Ths was a quiet fortnight despite news headlines and continued digestion of election results. The Fab Five lost $46 billion over the last week and $352 billion over the last two weeks. Most of the decline was in Google and Amazon shares. Concerns about cloud growth are impacting these two as well as Microsoft shares, with some offset for the Redmond-based software titan as analysts consider the impacts from any sort of Google Chrome divestiture.
The Telco Top Five continued their steady gains and are now up $158 billion for the year. Charter and Comcast continue to weigh on the group as investors see stronger growth opportunities with the traditional wireless providers. As we reported in last week’s full Brief, T-Mobile’s continued disproportionate market capitalization gains continue (+$3 billion last week; now worth $277 billion). Verizon also gained strength as Frontier shareholders approved their merger with Big Red. FCC and DOJ approvals will be required, with hopes that the change in Presidential administration might accelerate the approval process.
The DOJ recommended last week that Google sell its Chrome Browser as a remedy of their antitrust case (more in this New York Times article). In addition to selling Chrome, the DOJ also proposed significant changes or an outright sale of Android (which could be forced if Google fails to keep Android devices free from Google Maps, YouTube, Google Search and other Google-created apps).
These changes pose significant challenges to Google. Specifically, who would buy Chrome (and possibly Android)? Would the Trump adminstration allow Samsung to purchase the Google Browser? Could Google simply use the app transfer process (e.g., Samsung app transfers from the Galaxy S23 to the S24) to keep continuity of user experience? Our guess is that Google is already working through workarounds to ensure that Maps and Search are able to be transferred and that these apps are readily available through the Play Store (which does not be one of the apps that must be detached from Android). More on this in next Saturday’s online-only Brief.
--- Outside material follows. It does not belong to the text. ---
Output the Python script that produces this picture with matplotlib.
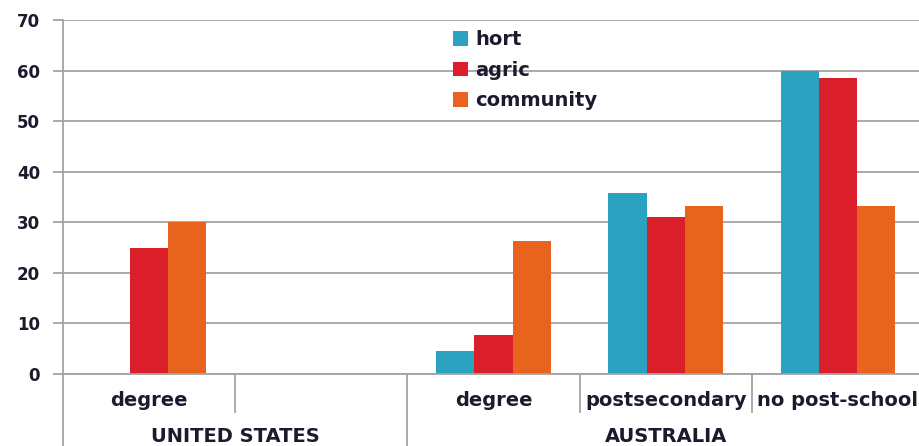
import numpy as np
import matplotlib
matplotlib.use("Agg")
import matplotlib.pyplot as plt
from matplotlib.transforms import blended_transform_factory

plt.rcParams['font.family'] = ['DejaVu Sans']

# Data
categories = ["degree", "", "degree", "postsecondary", "no post-school"]
groups = ["UNITED STATES", "AUSTRALIA"]
group_sizes = [2, 3]
series_names = ["hort", "agric", "community"]
hort = [np.nan, np.nan, 4.5, 35.8, 60.0]
agric = [25.0, np.nan, 7.8, 31.0, 58.6]
community = [30.0, np.nan, 26.3, 33.2, 33.2]
yticks = [0, 10, 20, 30, 40, 50, 60, 70]

colors = ["#2BA3C0", "#DA1F2A", "#E8641E"]
text_color = "#1b1b2e"
grid_color = "#a3a3a3"

W, H = 919, 446
fig = plt.figure(figsize=(W / 100, H / 100), dpi=100)
left_px, right_px, top_px, bottom_px = 63, 924, 20, 374
ax = fig.add_axes([left_px / W, (H - bottom_px) / H,
                   (right_px - left_px) / W, (bottom_px - top_px) / H])

n = len(categories)
x = np.arange(n) + 0.5
bw = 0.222
for i, (vals, name) in enumerate(zip([hort, agric, community], series_names)):
    ax.bar(x + (i - 1) * bw, vals, width=bw, color=colors[i], label=name,
           linewidth=0, zorder=3)

ax.set_xlim(0, n)
ax.set_ylim(0, 70)
ax.set_yticks(yticks)
ax.set_yticklabels([str(t) for t in yticks])
ax.set_xticks([])
ax.yaxis.grid(True, color=grid_color, linewidth=1.3, zorder=0)
ax.set_axisbelow(True)
for s in ax.spines.values():
    s.set_visible(False)
ax.tick_params(axis="y", direction="out", length=7.5, width=1.3,
               color=grid_color, pad=9, labelsize=12, labelcolor=text_color)
for lab in ax.get_yticklabels():
    lab.set_fontweight("bold")

# Bottom axis line and multi-level category dividers
trans = blended_transform_factory(ax.transData, ax.transAxes)
ax.plot([0, n], [0, 0], color=grid_color, lw=1.3, transform=trans,
        clip_on=False, zorder=4)
ax.plot([0, 0], [1, -0.21], color=grid_color, lw=1.3, transform=trans,
        clip_on=False, zorder=4)

short_y = -(412 - bottom_px) / (bottom_px - top_px)
long_y = -0.21
bounds = np.cumsum([0] + group_sizes)
for k in range(1, n):
    y_end = long_y if k in bounds else short_y
    ax.plot([k, k], [0, y_end], color=grid_color, lw=1.3, transform=trans,
            clip_on=False)

cat_y = -(400 - bottom_px) / (bottom_px - top_px)
for xi, c in zip(x, categories):
    ax.text(xi, cat_y, c, transform=trans, ha="center", va="center",
            fontsize=14, fontweight="bold", color=text_color, clip_on=False)

grp_y = -(436 - bottom_px) / (bottom_px - top_px)
for g, a, b in zip(groups, bounds[:-1], bounds[1:]):
    ax.text((a + b) / 2, grp_y, g, transform=trans, ha="center", va="center",
            fontsize=14, fontweight="bold", color=text_color, clip_on=False)

leg = ax.legend(loc="upper left",
                bbox_to_anchor=((453 - left_px) / (right_px - left_px),
                                (bottom_px - 30) / (bottom_px - top_px)),
                frameon=False, fontsize=14, handlelength=0.78, handleheight=0.78,
                handletextpad=0.35, labelspacing=0.6, borderpad=0,
                borderaxespad=0)
for t in leg.get_texts():
    t.set_fontweight("bold")
    t.set_color(text_color)

fig.savefig("out.png", dpi=100)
Comcast announced that they would be spinning off several of ther cable channels, including MSNBC, Oxygen, and CNBC. With the company retaining NBC, it would appear that two of the three previously mentioned brands might need to change their name. Here’s a great article from Bloomberg outlining the changes and analyst insights.
Finally, DirecTV called off their merger with Dish after bondholders rejected their latest offer. We think that both companies will come together within the next 12 months as they need the content scale economies to make satellite TV profitable. We saw similar “on again/ off again” discussions betwee Sirius and XM prior to their merger. More here from The New York Times.
Please note that in the attached spreadsheet (below), we have updated the net debt and all of the schedules (which now include the MVNO net adds by quarter for Altice, Charter, and Comcast. We will have a brief comment on the updated Verizon schedule in the online-only Brief next Saturday.
Happy Thanksgiving from The Sunday Brief!